In Mandalay, a Road to Ruin for City’s Sculptors
By Zarni Mann 6 July 2013
MANDALAY — Tropical winds carry white dust through the air, welcoming visitors who stroll along the lane of Mandalay’s marble-carving epicenter.
The dust covers craftsmen who work with electric drills here on Kyauk Sit Tan, the stone sculpture lane near the west entrance of the city’s famous Maha Myat Muni Pagoda, while marble statues of various sizes line workshop after workshop.
Mandalay is widely known as the heart of Burmese culture, drawing tourism interest in its traditional craftsmanship. The city is famous for its embroidery, gold leafing, wood carving and marionettes, but also for its stone sculptures, largely carved of alabaster.
This centuries-old area of craftsmanship is one of Mandalay’s major tourist draws, but the road’s workshops have dwindled from more than 100 to just 80 today. Some worry that stone sculpting may be a declining facet of the ancient city’s cultural heritage.
Dozens of workshop owners along Kyauk Sit Tan were told to relocate last year as Mandalay officials set about widening the road to accommodate increasing vehicle traffic.
“The municipal department forced us to move from the area starting in August 2012,” said Soe Lin, a marble sculptor. “Since we will not get a substitute area and will have to relocate to wherever is suitable for us, we don’t want to go.”
Workshops owners are reluctant to abandon the area, where many of the sculpting operations have existed for 150 years.
“Most of the workshops were owned and inherited by generations since the Konbaung Era [1752-1885]. When King Mindon built Yadanabon Palace, he located our ancestors here to work together,” said another workshop owner.

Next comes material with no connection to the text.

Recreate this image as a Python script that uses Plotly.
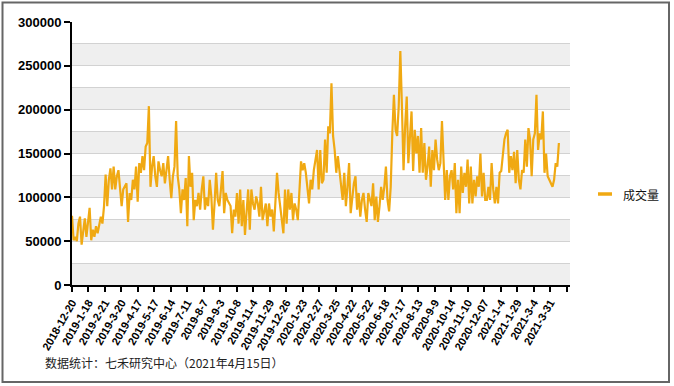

Since King Mindon’s reign in the mid-19th century, craftsmen, embroiderers and gold leaf makers have congregated in various Mandalay quarters where many of the fellow residents share the same trade. In an area named Myat Par Yat, all of the workshops specialize in gold leafing. Those seeking purveyors of traditional embroidery can find what they are looking for in the Shwe Chyee Doe Yat quarter.
For stone sculptures, Kyauk Sit Tan is the place to be.
Mandalay’s reputation as a major center for stone sculpting is on the rise, drawing local and foreign collectors and casual buyers. Statues of the Buddha are in particular demand.
Sculpting’s Double-Edged Knife
As the industry moves from hand-crafted to machine-made sculptures, production rates have doubled or tripled—and so has the dust.
“Working with electrical equipment speeds up the production and the dust as well,” said sculptor Khin Maung Zaw as he shook some of the statues’ fine white byproduct from his hair. “But these particles haven’t interrupted our health yet. Maybe we are not aware of the effects.
“Sometimes, we try to put masks on but the hot weather forces us to not wear the mask as we are suffocated by them,” he added. “Working without a mask feels much better. We have not suffered serious illness due to the particles yet.”
Like Khin Maung Zaw, many other workers and shop owners said concern about the health effects of the dust take a backseat to the threat of forcible relocation.
The Mandalay sculpting industry’s rising reputation has been a blessing and a curse.
In forcing workshops to move their operations, the city’s municipal department reportedly said the road was narrowing due to the growing piles of uncut stones, half-crafted figurines and polished statues being showcased. The spillover—a sign of a prospering industry that was blamed for worsening traffic congestion—was cited along with the increased dust created by the sculptors, which officials said was negatively affecting neighboring residents’ health.
Since the August announcement, more than 40 workshops have been forcibly shut down.
“Every month, we’ve been forced to sign a letter in which we are agreeing to find new locations by ourselves. But how is that possible? We’ve worked here for many centuries and it’s very hard to find a new place in Mandalay. It seems like we all have to move to Sagyin Mountain, where all the raw alabaster is produced,” Soe Lin said.
“If we have to move to another place, we can find [locations] only on the outskirts of the city, which will cause difficulties in showcasing the statues. The customers will also have a hard time finding us, a convenience of the current Kyauk Sit Tan location,” he added.
Local residents and elders acknowledge the challenges to Mandalay’s ancient sites and landmarks in the face of modern development pressures. Many are urging the government to maintain them in order to preserve a cultural and historical heritage that has endured for centuries.
“Another stone sculpturing area located in the western part of Mandalay, Tha Mee Daw Kyauk Sitt Tan, was extinct a long time ago for the same reason, to widen up the streets,” said Hsu Hnget, a prominent writer and resident of Mandalay. “Only Kyauk Sit Tan of the Maha Muni Pagoda area remains as an image of Mandalay’s stone sculpting industry. This area must be preserved as it is a living museum of Burmese culture.
“Moving the workshops to widen up the road is not the only solution we have. We can choose another road alternatively. The workshops’ owners, and workers as well, have to take responsibility to reduce the waste, dust and particles spreading … It is very important to share responsibility and understand the value of the culture we have.”